Money owed to China by various countries in Africa is negligible compared to what they owe to others. Most African countries owe far more to other countries and the IMF than they do to China. Southeast Asian countries owe Japan just under US$300 billion for infrastructure projects while they owe China about half of that, less than US$150 billion. Pakistan owes China about US$20 billion while it owes other countries and the IMF US$100 billion.
According to Zimbabwe-based The Herald’s reporting, private media journalists are being trained by an outfit called Information for Development Trust (IDT), which poses as an independent investigative journalism center, with funding from the U.S. Embassy in Harare. Through the embassy, local journalists are sponsored to smear China’s investment as engaging in malpractices and violations of human rights. The U.S. Congress passed the Strategic Competition Act of 2021, which authorized the “Countering Chinese Influence Fund.” A total of US$300 million for each fiscal year from 2022 to 2026 was appropriated to counter the “malign influence of the Chinese Communist Party,” according to the Act. The Act states the need to support and train local media and journalists to investigate the BRI.
The Wall Street Trap
An expected projection, U.S. deployment of debt-trap diplomacy to crush developing countries has been thoroughly outlined in three books: The New Confessions of an Economic Hitman: How America Took Over the World by John Perkins, A Game as Old as Empire: The Secret World of Economic Hit Men and the Web of Global Corruption by Steven Hiatt, and Winner Take All: China’s Race for Resources and What It Means for the World by Dambisa Moyo.
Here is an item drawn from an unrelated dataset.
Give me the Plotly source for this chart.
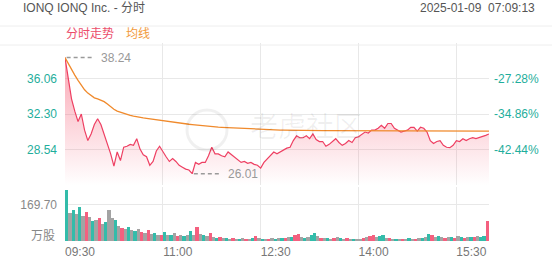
import plotly.graph_objects as go

# ---------------- data ----------------
minutes = list(range(0, 391, 3))  # minutes after 09:30

price = [
    38.24, 35.9, 33.9, 32.6, 31.5, 32.3, 30.6, 29.5, 30.2, 31.2,
    31.8, 31.2, 30.2, 29.2, 28.1, 26.8, 28.3, 27.4, 28.8, 28.9,
    29.1, 29.0, 29.7, 28.6, 28.0, 27.8, 26.9, 27.3, 28.4, 28.9,
    28.3, 27.8, 27.3, 27.6, 27.3, 26.9, 26.7, 26.5, 26.4, 26.01,
    27.2, 27.0, 27.2, 27.2, 27.9, 28.8, 28.1, 28.1, 27.9, 27.8,
    28.3, 28.0, 27.8, 27.4, 27.2, 27.3, 27.1, 27.2, 27.0, 26.9,
    26.6, 27.2, 27.6, 27.9, 28.3, 28.1, 28.3, 28.5, 28.7, 28.8,
    29.5, 30.0, 29.8, 29.8, 30.0, 29.7, 30.2, 29.6, 29.4, 29.4,
    28.9, 29.1, 29.4, 29.7, 29.3, 29.0, 29.2, 29.5, 29.3, 29.8,
    29.9, 30.2, 30.4, 30.3, 30.6, 30.6, 30.8, 31.1, 30.8, 31.3,
    31.3, 30.8, 30.6, 30.4, 30.5, 30.6, 30.9, 30.9, 30.5, 30.9,
    30.8, 30.4, 29.5, 29.2, 29.4, 29.5, 29.0, 28.8, 28.75, 29.0,
    29.5, 29.4, 29.7, 29.5, 29.7, 29.8, 29.7, 29.8, 29.9, 30.05,
    30.2,
]

avg_price = [
    38.24, 37.6, 37.0, 36.4, 35.85, 35.35, 34.85, 34.5, 34.2, 34.0,
    33.9, 33.75, 33.6, 33.35, 33.05, 32.8, 32.6, 32.48, 32.35, 32.25,
    32.15, 32.08, 32.0, 31.95, 31.9, 31.85, 31.8, 31.73, 31.66, 31.6,
    31.57, 31.53, 31.5, 31.45, 31.4, 31.35, 31.3, 31.26, 31.22, 31.18,
    31.14, 31.1, 31.07, 31.04, 31.0, 30.97, 30.94, 30.92, 30.9, 30.88,
    30.86, 30.84, 30.82, 30.8, 30.78, 30.76, 30.74, 30.72, 30.7, 30.68,
    30.66, 30.65, 30.64, 30.63, 30.62, 30.61, 30.6, 30.6, 30.59, 30.59,
    30.58, 30.58, 30.57, 30.57, 30.57, 30.56, 30.56, 30.56, 30.55, 30.55,
    30.55, 30.55, 30.54, 30.54, 30.54, 30.54, 30.53, 30.53, 30.53, 30.53,
    30.53, 30.53, 30.53, 30.53, 30.53, 30.53, 30.53, 30.53, 30.53, 30.53,
    30.53, 30.53, 30.53, 30.53, 30.53, 30.53, 30.53, 30.53, 30.52, 30.52,
    30.52, 30.52, 30.52, 30.51, 30.51, 30.51, 30.51, 30.5, 30.5, 30.5,
    30.5, 30.5, 30.5, 30.5, 30.5, 30.5, 30.5, 30.5, 30.5, 30.5,
    30.5,
]

vol_minutes = list(range(0, 390, 3))
volume = [
    240, 130, 145, 125, 160, 120, 135, 115, 92, 98,
    108, 82, 90, 148, 110, 100, 72, 62, 56, 66,
    52, 46, 58, 42, 36, 50, 32, 36, 28, 26,
    42, 30, 26, 36, 22, 26, 22, 30, 46, 26,
    66, 34, 26, 22, 40, 20, 15, 17, 14, 12,
    11, 14, 10, 9, 15, 11, 10, 13, 24, 12,
    10, 9, 11, 14, 10, 12, 15, 13, 17, 20,
    26, 34, 20, 16, 18, 26, 36, 24, 15, 16,
    12, 11, 15, 18, 13, 10, 14, 10, 8, 11,
    10, 16, 18, 22, 30, 21, 24, 27, 16, 12,
    10, 8, 11, 10, 8, 12, 10, 11, 13, 15,
    18, 34, 27, 21, 25, 18, 16, 20, 18, 16,
    22, 18, 15, 20, 17, 19, 23, 20, 25, 95,
]
# u = up (red), d = down (green), n = flat (grey)
vol_dir = list(
    "dndndnundn" "undnndnund" "ndnunundnu" "dndnundndn"
    "undnundund" "nundnundun" "dnundndund" "uundnddnun"
    "dnundnundn" "nunuunddnu" "ndnundnund" "ndundnundu"
    "ndundunddu"
)

price_ticks = [28.54, 32.30, 36.06]
price_ticktext = ["28.54", "32.30", "36.06"]
pct_ticktext = ["-42.44%", "-34.86%", "-27.28%"]
vol_ticks = [169.70]
vol_ticktext = ["169.70"]
time_ticks = [0, 90, 180, 270, 360, 390]
time_ticktext = ["09:30", "11:00", "12:30", "14:00", "15:30", ""]

title_text = "IONQ IONQ Inc. - 分时"
date_text = "2025-01-09  07:09:13"
legend_labels = ["分时走势", "均线"]
vol_unit = "万股"
watermark = "老虎社区"

# ---------------- style ----------------
W, H = 552, 265
FONT = "Liberation Sans, Arial, Noto Sans CJK SC, sans-serif"
RED = "#ee3f62"
ORANGE = "#f08a2c"
TEAL = "#1fae9c"
GRID = "#e8e8e8"
dir_color = {"u": "#f4607f", "d": "#33bcaa", "n": "#a3a3a3"}


def px_x(p):
    return p / W


def px_y(p):
    return 1 - p / H


x_dom = [px_x(65), px_x(489)]
p_range = [24.78, 39.82]
p_dom = [px_y(185.4), px_y(42.6)]
v_range = [0, 254.5]
v_dom = [px_y(241), px_y(187)]

fig = go.Figure()

fig.add_trace(go.Scatter(
    x=minutes, y=price, mode="lines", xaxis="x", yaxis="y",
    line=dict(color=RED, width=1.2), fill="tozeroy",
    fillgradient=dict(type="vertical", start=p_range[0], stop=max(price),
                      colorscale=[[0, "rgba(245,90,115,0.0)"],
                                  [0.45, "rgba(245,90,115,0.24)"],
                                  [1, "rgba(245,90,115,0.55)"]]),
    hoverinfo="skip", showlegend=False,
))
fig.add_trace(go.Scatter(
    x=minutes, y=avg_price, mode="lines", xaxis="x", yaxis="y3",
    line=dict(color=ORANGE, width=1.3), hoverinfo="skip", showlegend=False,
))

# max / min markers
imax = price.index(max(price))
imin = price.index(min(price))
for idx in (imax, imin):
    m = minutes[idx]
    v = price[idx]
    fig.add_trace(go.Scatter(
        x=[m + 1.5, m + 26], y=[v, v], mode="lines", xaxis="x", yaxis="y",
        line=dict(color="#9a9a9a", width=1.5, dash="4px,3px"),
        hoverinfo="skip", showlegend=False,
    ))
    fig.add_annotation(x=m + 31, y=v, xref="x", yref="y", text=f"{v:.2f}",
                       showarrow=False, xanchor="left", yanchor="middle",
                       font=dict(family=FONT, size=12, color="#999999"))

fig.add_trace(go.Bar(
    x=[m + 1.5 for m in vol_minutes], y=volume, width=3,
    marker=dict(color=[dir_color[d] for d in vol_dir], line=dict(width=0)),
    xaxis="x2", yaxis="y2", hoverinfo="skip", showlegend=False,
))

axis_common = dict(range=[0, 390], tickvals=time_ticks, showgrid=True,
                   gridcolor=GRID, gridwidth=1, zeroline=False, ticks="",
                   showline=False, domain=x_dom, fixedrange=True)

fig.update_layout(
    width=W, height=H, autosize=False,
    margin=dict(l=0, r=0, t=0, b=0),
    paper_bgcolor="white", plot_bgcolor="white",
    bargap=0,
    xaxis=dict(**axis_common, anchor="y", showticklabels=False),
    xaxis2=dict(**axis_common, anchor="y2", ticktext=time_ticktext,
                tickfont=dict(family=FONT, size=12, color="#777777"),
                ticklabelshift=15, ticklabelstandoff=2),
    yaxis=dict(domain=p_dom, range=p_range, tickvals=price_ticks,
               ticktext=price_ticktext, showgrid=True, gridcolor=GRID,
               zeroline=False, ticks="", ticklabelstandoff=7,
               tickfont=dict(family=FONT, size=12, color=TEAL)),
    yaxis3=dict(overlaying="y", side="right", anchor="x", range=p_range,
                tickvals=price_ticks, ticktext=pct_ticktext, showgrid=False,
                zeroline=False, ticks="", ticklabelstandoff=4,
                tickfont=dict(family=FONT, size=12, color=TEAL)),
    yaxis2=dict(domain=v_dom, range=v_range, tickvals=vol_ticks,
                ticktext=vol_ticktext, showgrid=True, gridcolor=GRID,
                zeroline=False, ticks="", ticklabelstandoff=7,
                tickfont=dict(family=FONT, size=12, color="#888888")),
)

# header texts
fig.add_annotation(x=px_x(21), y=px_y(8), xref="paper", yref="paper",
                   text=title_text, showarrow=False, xanchor="left",
                   yanchor="middle",
                   font=dict(family=FONT, size=12, color="#555555"))
fig.add_annotation(x=px_x(537), y=px_y(8), xref="paper", yref="paper",
                   text=date_text, showarrow=False, xanchor="right",
                   yanchor="middle",
                   font=dict(family=FONT, size=12, color="#555555"))
fig.add_annotation(x=px_x(64), y=px_y(34), xref="paper", yref="paper",
                   text=legend_labels[0], showarrow=False, xanchor="left",
                   yanchor="middle",
                   font=dict(family=FONT, size=12, color="#ec4d6b"))
fig.add_annotation(x=px_x(124), y=px_y(34), xref="paper", yref="paper",
                   text=legend_labels[1], showarrow=False, xanchor="left",
                   yanchor="middle",
                   font=dict(family=FONT, size=12, color="#f29a3c"))
fig.add_annotation(x=px_x(57), y=px_y(236), xref="paper", yref="paper",
                   text=vol_unit, showarrow=False, xanchor="right",
                   yanchor="middle",
                   font=dict(family=FONT, size=12, color="#888888"))
# watermark
fig.add_annotation(x=px_x(306), y=px_y(127), xref="paper", yref="paper",
                   text=watermark, showarrow=False, xanchor="center",
                   yanchor="middle",
                   font=dict(family=FONT, size=28, color="rgba(0,0,0,0.06)"))
fig.add_shape(type="circle", xref="paper", yref="paper",
              x0=px_x(187), x1=px_x(227), y0=px_y(150), y1=px_y(110),
              line=dict(color="rgba(0,0,0,0.06)", width=3))

# header separator lines
for yy in (26, 45):
    fig.add_shape(type="line", xref="paper", yref="paper", x0=0, x1=1,
                  y0=px_y(yy), y1=px_y(yy),
                  line=dict(color="#eeeeee", width=1))

fig.write_html("out.html")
Moyo, an expert in global commodities markets, wrote that the breadth of China’s operation is awesome and seemingly unstoppable. John Perkins was a U.S. economic hitman and claimed many people like him cheated countries out of trillions of dollars. They channeled money from the World Bank, the U.S. Agency for International Development (AID), and “AID” organizations into the treasury of huge conglomerates and a few wealthy families that control natural resources.
Confirming the confession by Perkins, analysis by a trio of complex systems theorists at the Swiss Federal Institute of Technology in Zurich exposed the nexus of a small group of Western companies, mainly banks, controlling the global economy. As early as 2011, the Zurich team pulled details for 43,060 transnational companies and the share ownerships linking them from Orbis 2007, a database listing 37 million companies and investors. The work revealed a core of 1,318 companies with interlocking ownerships. Each had ties to two or more other companies, and on average, they were connected to 20. Although they represented 20 percent of global operating revenues, all appeared to collectively own through their shares in the majority of the large blue chip and manufacturing firms, representing a further 60 percent of global revenues.
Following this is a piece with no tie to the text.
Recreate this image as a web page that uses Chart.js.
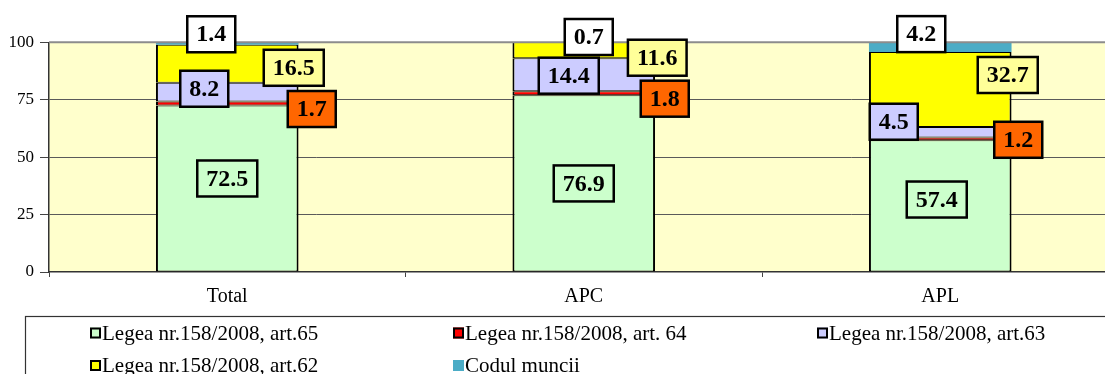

The team further traced a “super-entity” of 147 tightly knit companies. All of their ownership was held by other members of the super-entity controlling 40 percent of the total wealth in the network. In effect, less than one percent of companies were able to control 40 percent of the entire network. Most were financial conglomerates, and the top 20 included Barclays Bank, JPMorgan Chase & Co., and Goldman Sachs. The trap was never in China, but another deflection by the usual suspects.
The author is a business writer at tech media KrASIA and former chief editor of the Indian daily Janmabhumi.